RAW DATA
********

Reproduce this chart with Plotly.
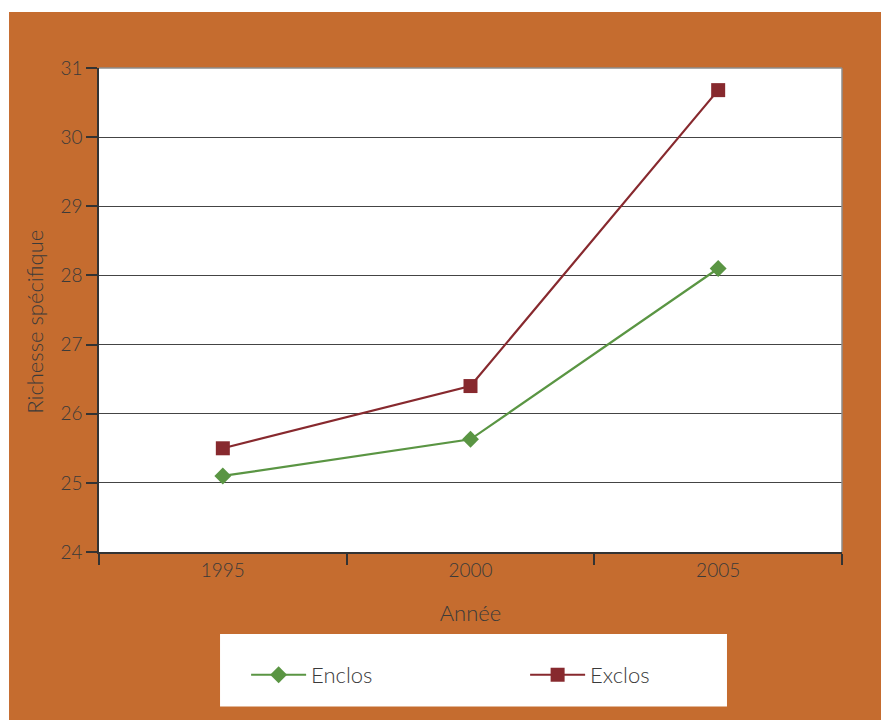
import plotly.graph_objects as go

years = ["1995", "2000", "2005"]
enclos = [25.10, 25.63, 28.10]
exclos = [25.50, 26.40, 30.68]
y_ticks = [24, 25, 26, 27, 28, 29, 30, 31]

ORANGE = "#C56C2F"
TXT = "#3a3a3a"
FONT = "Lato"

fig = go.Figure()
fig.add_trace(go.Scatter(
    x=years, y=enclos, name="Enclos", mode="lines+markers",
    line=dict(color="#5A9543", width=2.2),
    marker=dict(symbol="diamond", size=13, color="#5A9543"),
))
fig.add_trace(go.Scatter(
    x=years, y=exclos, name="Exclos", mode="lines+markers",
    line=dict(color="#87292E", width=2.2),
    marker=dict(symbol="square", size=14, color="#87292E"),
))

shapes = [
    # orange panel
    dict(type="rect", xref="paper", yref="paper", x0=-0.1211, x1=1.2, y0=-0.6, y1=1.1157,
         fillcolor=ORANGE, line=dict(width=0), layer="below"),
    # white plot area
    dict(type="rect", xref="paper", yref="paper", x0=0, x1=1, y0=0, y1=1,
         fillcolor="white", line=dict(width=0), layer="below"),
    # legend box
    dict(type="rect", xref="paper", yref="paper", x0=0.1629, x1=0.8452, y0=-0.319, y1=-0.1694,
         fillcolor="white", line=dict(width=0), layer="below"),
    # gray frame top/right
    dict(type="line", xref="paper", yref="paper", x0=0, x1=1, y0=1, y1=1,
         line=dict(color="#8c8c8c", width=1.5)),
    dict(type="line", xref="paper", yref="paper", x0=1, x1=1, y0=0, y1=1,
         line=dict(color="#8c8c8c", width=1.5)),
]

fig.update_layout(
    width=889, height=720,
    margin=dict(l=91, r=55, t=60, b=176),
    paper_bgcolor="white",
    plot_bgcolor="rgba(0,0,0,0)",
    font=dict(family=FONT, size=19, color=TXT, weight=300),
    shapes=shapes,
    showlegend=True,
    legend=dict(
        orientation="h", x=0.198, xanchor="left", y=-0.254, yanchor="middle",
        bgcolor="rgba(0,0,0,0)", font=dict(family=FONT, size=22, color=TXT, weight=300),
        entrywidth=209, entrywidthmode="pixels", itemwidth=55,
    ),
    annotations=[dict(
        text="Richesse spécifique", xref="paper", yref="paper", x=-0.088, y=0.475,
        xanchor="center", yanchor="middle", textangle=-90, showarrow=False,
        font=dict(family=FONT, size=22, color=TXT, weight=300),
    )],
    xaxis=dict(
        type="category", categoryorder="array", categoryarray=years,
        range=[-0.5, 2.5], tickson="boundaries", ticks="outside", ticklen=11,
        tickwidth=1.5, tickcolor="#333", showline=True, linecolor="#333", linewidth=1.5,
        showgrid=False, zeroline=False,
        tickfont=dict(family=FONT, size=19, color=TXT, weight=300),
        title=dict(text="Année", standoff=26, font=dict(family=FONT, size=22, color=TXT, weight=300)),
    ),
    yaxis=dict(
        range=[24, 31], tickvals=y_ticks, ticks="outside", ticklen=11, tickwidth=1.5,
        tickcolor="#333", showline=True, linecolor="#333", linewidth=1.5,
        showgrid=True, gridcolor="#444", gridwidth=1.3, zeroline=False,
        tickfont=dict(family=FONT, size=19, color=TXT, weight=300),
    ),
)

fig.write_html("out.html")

********

STATED GOAL
The listing above needs to be output again exactly. Don't include the pictures.

EXERCISE RESULT
Reproduce this chart with Plotly.
import plotly.graph_objects as go

years = ["1995", "2000", "2005"]
enclos = [25.10, 25.63, 28.10]
exclos = [25.50, 26.40, 30.68]
y_ticks = [24, 25, 26, 27, 28, 29, 30, 31]

ORANGE = "#C56C2F"
TXT = "#3a3a3a"
FONT = "Lato"

fig = go.Figure()
fig.add_trace(go.Scatter(
    x=years, y=enclos, name="Enclos", mode="lines+markers",
    line=dict(color="#5A9543", width=2.2),
    marker=dict(symbol="diamond", size=13, color="#5A9543"),
))
fig.add_trace(go.Scatter(
    x=years, y=exclos, name="Exclos", mode="lines+markers",
    line=dict(color="#87292E", width=2.2),
    marker=dict(symbol="square", size=14, color="#87292E"),
))

shapes = [
    # orange panel
    dict(type="rect", xref="paper", yref="paper", x0=-0.1211, x1=1.2, y0=-0.6, y1=1.1157,
         fillcolor=ORANGE, line=dict(width=0), layer="below"),
    # white plot area
    dict(type="rect", xref="paper", yref="paper", x0=0, x1=1, y0=0, y1=1,
         fillcolor="white", line=dict(width=0), layer="below"),
    # legend box
    dict(type="rect", xref="paper", yref="paper", x0=0.1629, x1=0.8452, y0=-0.319, y1=-0.1694,
         fillcolor="white", line=dict(width=0), layer="below"),
    # gray frame top/right
    dict(type="line", xref="paper", yref="paper", x0=0, x1=1, y0=1, y1=1,
         line=dict(color="#8c8c8c", width=1.5)),
    dict(type="line", xref="paper", yref="paper", x0=1, x1=1, y0=0, y1=1,
         line=dict(color="#8c8c8c", width=1.5)),
]

fig.update_layout(
    width=889, height=720,
    margin=dict(l=91, r=55, t=60, b=176),
    paper_bgcolor="white",
    plot_bgcolor="rgba(0,0,0,0)",
    font=dict(family=FONT, size=19, color=TXT, weight=300),
    shapes=shapes,
    showlegend=True,
    legend=dict(
        orientation="h", x=0.198, xanchor="left", y=-0.254, yanchor="middle",
        bgcolor="rgba(0,0,0,0)", font=dict(family=FONT, size=22, color=TXT, weight=300),
        entrywidth=209, entrywidthmode="pixels", itemwidth=55,
    ),
    annotations=[dict(
        text="Richesse spécifique", xref="paper", yref="paper", x=-0.088, y=0.475,
        xanchor="center", yanchor="middle", textangle=-90, showarrow=False,
        font=dict(family=FONT, size=22, color=TXT, weight=300),
    )],
    xaxis=dict(
        type="category", categoryorder="array", categoryarray=years,
        range=[-0.5, 2.5], tickson="boundaries", ticks="outside", ticklen=11,
        tickwidth=1.5, tickcolor="#333", showline=True, linecolor="#333", linewidth=1.5,
        showgrid=False, zeroline=False,
        tickfont=dict(family=FONT, size=19, color=TXT, weight=300),
        title=dict(text="Année", standoff=26, font=dict(family=FONT, size=22, color=TXT, weight=300)),
    ),
    yaxis=dict(
        range=[24, 31], tickvals=y_ticks, ticks="outside", ticklen=11, tickwidth=1.5,
        tickcolor="#333", showline=True, linecolor="#333", linewidth=1.5,
        showgrid=True, gridcolor="#444", gridwidth=1.3, zeroline=False,
        tickfont=dict(family=FONT, size=19, color=TXT, weight=300),
    ),
)

fig.write_html("out.html")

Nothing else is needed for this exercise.